* Provided data
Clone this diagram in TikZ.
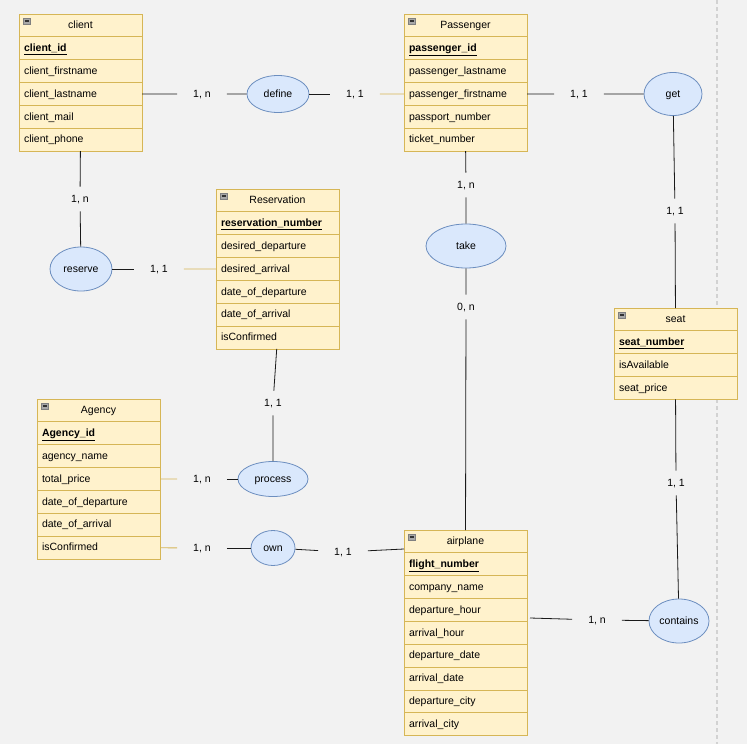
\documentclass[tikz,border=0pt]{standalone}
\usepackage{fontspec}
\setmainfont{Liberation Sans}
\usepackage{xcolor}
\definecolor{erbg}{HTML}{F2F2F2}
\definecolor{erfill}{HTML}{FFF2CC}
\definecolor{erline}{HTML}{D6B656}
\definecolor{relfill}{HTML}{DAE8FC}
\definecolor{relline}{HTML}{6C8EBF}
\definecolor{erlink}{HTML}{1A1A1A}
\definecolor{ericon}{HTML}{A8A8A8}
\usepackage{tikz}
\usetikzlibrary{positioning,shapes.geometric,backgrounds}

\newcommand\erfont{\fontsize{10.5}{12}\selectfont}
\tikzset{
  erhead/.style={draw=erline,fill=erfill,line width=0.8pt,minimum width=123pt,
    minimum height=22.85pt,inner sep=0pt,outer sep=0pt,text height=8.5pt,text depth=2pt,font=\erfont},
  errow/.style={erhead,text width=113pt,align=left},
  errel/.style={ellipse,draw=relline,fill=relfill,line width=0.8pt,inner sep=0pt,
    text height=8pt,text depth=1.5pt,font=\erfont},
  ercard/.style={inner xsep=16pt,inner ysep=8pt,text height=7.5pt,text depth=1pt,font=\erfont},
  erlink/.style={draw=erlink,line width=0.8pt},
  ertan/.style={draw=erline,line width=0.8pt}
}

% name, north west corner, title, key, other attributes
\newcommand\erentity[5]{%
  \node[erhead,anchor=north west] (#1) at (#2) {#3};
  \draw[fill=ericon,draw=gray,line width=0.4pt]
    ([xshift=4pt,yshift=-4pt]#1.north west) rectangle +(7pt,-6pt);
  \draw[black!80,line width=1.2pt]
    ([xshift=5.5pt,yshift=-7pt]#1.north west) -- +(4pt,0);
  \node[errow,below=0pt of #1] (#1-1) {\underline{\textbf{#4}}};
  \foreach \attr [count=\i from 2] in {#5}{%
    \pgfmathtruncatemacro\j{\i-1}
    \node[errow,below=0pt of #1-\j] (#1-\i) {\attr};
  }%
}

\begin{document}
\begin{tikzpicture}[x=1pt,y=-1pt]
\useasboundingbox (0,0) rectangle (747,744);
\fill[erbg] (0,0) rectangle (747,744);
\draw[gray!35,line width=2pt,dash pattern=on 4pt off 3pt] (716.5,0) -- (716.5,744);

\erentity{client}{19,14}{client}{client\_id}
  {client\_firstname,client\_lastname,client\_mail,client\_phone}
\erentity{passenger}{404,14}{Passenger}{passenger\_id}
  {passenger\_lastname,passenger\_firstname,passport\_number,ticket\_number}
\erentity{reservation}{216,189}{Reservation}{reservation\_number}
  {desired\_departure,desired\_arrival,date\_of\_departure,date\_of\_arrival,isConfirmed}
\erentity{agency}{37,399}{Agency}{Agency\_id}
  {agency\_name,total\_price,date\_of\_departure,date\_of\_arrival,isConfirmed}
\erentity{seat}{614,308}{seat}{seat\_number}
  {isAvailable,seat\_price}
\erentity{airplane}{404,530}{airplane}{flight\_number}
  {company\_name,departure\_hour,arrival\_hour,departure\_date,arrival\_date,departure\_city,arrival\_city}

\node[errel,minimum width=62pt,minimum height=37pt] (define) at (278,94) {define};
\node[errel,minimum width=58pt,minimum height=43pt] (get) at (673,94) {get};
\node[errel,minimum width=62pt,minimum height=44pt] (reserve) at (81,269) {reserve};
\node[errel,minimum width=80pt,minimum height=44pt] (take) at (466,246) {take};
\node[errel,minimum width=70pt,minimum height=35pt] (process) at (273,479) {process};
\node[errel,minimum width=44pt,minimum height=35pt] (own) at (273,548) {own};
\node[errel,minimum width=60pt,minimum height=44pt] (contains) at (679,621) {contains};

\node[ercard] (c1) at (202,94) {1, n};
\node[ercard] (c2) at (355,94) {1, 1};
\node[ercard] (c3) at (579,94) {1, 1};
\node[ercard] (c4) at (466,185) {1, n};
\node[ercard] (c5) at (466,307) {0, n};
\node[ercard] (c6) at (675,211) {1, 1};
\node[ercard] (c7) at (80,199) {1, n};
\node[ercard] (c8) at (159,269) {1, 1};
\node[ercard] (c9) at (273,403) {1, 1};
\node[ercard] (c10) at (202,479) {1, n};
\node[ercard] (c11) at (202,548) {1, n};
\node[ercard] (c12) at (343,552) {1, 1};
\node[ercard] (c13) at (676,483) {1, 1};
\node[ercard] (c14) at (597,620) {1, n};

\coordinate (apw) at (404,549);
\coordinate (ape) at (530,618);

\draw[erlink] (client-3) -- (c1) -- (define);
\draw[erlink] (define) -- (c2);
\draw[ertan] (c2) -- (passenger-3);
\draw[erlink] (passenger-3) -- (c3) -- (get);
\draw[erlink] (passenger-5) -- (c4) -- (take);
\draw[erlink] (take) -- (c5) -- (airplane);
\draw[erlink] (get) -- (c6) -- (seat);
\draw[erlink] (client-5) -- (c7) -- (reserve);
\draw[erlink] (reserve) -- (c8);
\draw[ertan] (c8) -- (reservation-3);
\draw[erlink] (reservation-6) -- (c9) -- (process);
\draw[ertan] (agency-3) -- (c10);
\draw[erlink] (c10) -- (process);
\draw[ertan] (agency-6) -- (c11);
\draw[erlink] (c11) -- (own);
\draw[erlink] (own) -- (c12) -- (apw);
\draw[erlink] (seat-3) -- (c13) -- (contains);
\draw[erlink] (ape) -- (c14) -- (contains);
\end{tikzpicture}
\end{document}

* Requirements
Write out the full set of lines verbatim, without the pictures.

* Final answer
Clone this diagram in TikZ.
\documentclass[tikz,border=0pt]{standalone}
\usepackage{fontspec}
\setmainfont{Liberation Sans}
\usepackage{xcolor}
\definecolor{erbg}{HTML}{F2F2F2}
\definecolor{erfill}{HTML}{FFF2CC}
\definecolor{erline}{HTML}{D6B656}
\definecolor{relfill}{HTML}{DAE8FC}
\definecolor{relline}{HTML}{6C8EBF}
\definecolor{erlink}{HTML}{1A1A1A}
\definecolor{ericon}{HTML}{A8A8A8}
\usepackage{tikz}
\usetikzlibrary{positioning,shapes.geometric,backgrounds}

\newcommand\erfont{\fontsize{10.5}{12}\selectfont}
\tikzset{
  erhead/.style={draw=erline,fill=erfill,line width=0.8pt,minimum width=123pt,
    minimum height=22.85pt,inner sep=0pt,outer sep=0pt,text height=8.5pt,text depth=2pt,font=\erfont},
  errow/.style={erhead,text width=113pt,align=left},
  errel/.style={ellipse,draw=relline,fill=relfill,line width=0.8pt,inner sep=0pt,
    text height=8pt,text depth=1.5pt,font=\erfont},
  ercard/.style={inner xsep=16pt,inner ysep=8pt,text height=7.5pt,text depth=1pt,font=\erfont},
  erlink/.style={draw=erlink,line width=0.8pt},
  ertan/.style={draw=erline,line width=0.8pt}
}

% name, north west corner, title, key, other attributes
\newcommand\erentity[5]{%
  \node[erhead,anchor=north west] (#1) at (#2) {#3};
  \draw[fill=ericon,draw=gray,line width=0.4pt]
    ([xshift=4pt,yshift=-4pt]#1.north west) rectangle +(7pt,-6pt);
  \draw[black!80,line width=1.2pt]
    ([xshift=5.5pt,yshift=-7pt]#1.north west) -- +(4pt,0);
  \node[errow,below=0pt of #1] (#1-1) {\underline{\textbf{#4}}};
  \foreach \attr [count=\i from 2] in {#5}{%
    \pgfmathtruncatemacro\j{\i-1}
    \node[errow,below=0pt of #1-\j] (#1-\i) {\attr};
  }%
}

\begin{document}
\begin{tikzpicture}[x=1pt,y=-1pt]
\useasboundingbox (0,0) rectangle (747,744);
\fill[erbg] (0,0) rectangle (747,744);
\draw[gray!35,line width=2pt,dash pattern=on 4pt off 3pt] (716.5,0) -- (716.5,744);

\erentity{client}{19,14}{client}{client\_id}
  {client\_firstname,client\_lastname,client\_mail,client\_phone}
\erentity{passenger}{404,14}{Passenger}{passenger\_id}
  {passenger\_lastname,passenger\_firstname,passport\_number,ticket\_number}
\erentity{reservation}{216,189}{Reservation}{reservation\_number}
  {desired\_departure,desired\_arrival,date\_of\_departure,date\_of\_arrival,isConfirmed}
\erentity{agency}{37,399}{Agency}{Agency\_id}
  {agency\_name,total\_price,date\_of\_departure,date\_of\_arrival,isConfirmed}
\erentity{seat}{614,308}{seat}{seat\_number}
  {isAvailable,seat\_price}
\erentity{airplane}{404,530}{airplane}{flight\_number}
  {company\_name,departure\_hour,arrival\_hour,departure\_date,arrival\_date,departure\_city,arrival\_city}

\node[errel,minimum width=62pt,minimum height=37pt] (define) at (278,94) {define};
\node[errel,minimum width=58pt,minimum height=43pt] (get) at (673,94) {get};
\node[errel,minimum width=62pt,minimum height=44pt] (reserve) at (81,269) {reserve};
\node[errel,minimum width=80pt,minimum height=44pt] (take) at (466,246) {take};
\node[errel,minimum width=70pt,minimum height=35pt] (process) at (273,479) {process};
\node[errel,minimum width=44pt,minimum height=35pt] (own) at (273,548) {own};
\node[errel,minimum width=60pt,minimum height=44pt] (contains) at (679,621) {contains};

\node[ercard] (c1) at (202,94) {1, n};
\node[ercard] (c2) at (355,94) {1, 1};
\node[ercard] (c3) at (579,94) {1, 1};
\node[ercard] (c4) at (466,185) {1, n};
\node[ercard] (c5) at (466,307) {0, n};
\node[ercard] (c6) at (675,211) {1, 1};
\node[ercard] (c7) at (80,199) {1, n};
\node[ercard] (c8) at (159,269) {1, 1};
\node[ercard] (c9) at (273,403) {1, 1};
\node[ercard] (c10) at (202,479) {1, n};
\node[ercard] (c11) at (202,548) {1, n};
\node[ercard] (c12) at (343,552) {1, 1};
\node[ercard] (c13) at (676,483) {1, 1};
\node[ercard] (c14) at (597,620) {1, n};

\coordinate (apw) at (404,549);
\coordinate (ape) at (530,618);

\draw[erlink] (client-3) -- (c1) -- (define);
\draw[erlink] (define) -- (c2);
\draw[ertan] (c2) -- (passenger-3);
\draw[erlink] (passenger-3) -- (c3) -- (get);
\draw[erlink] (passenger-5) -- (c4) -- (take);
\draw[erlink] (take) -- (c5) -- (airplane);
\draw[erlink] (get) -- (c6) -- (seat);
\draw[erlink] (client-5) -- (c7) -- (reserve);
\draw[erlink] (reserve) -- (c8);
\draw[ertan] (c8) -- (reservation-3);
\draw[erlink] (reservation-6) -- (c9) -- (process);
\draw[ertan] (agency-3) -- (c10);
\draw[erlink] (c10) -- (process);
\draw[ertan] (agency-6) -- (c11);
\draw[erlink] (c11) -- (own);
\draw[erlink] (own) -- (c12) -- (apw);
\draw[erlink] (seat-3) -- (c13) -- (contains);
\draw[erlink] (ape) -- (c14) -- (contains);
\end{tikzpicture}
\end{document}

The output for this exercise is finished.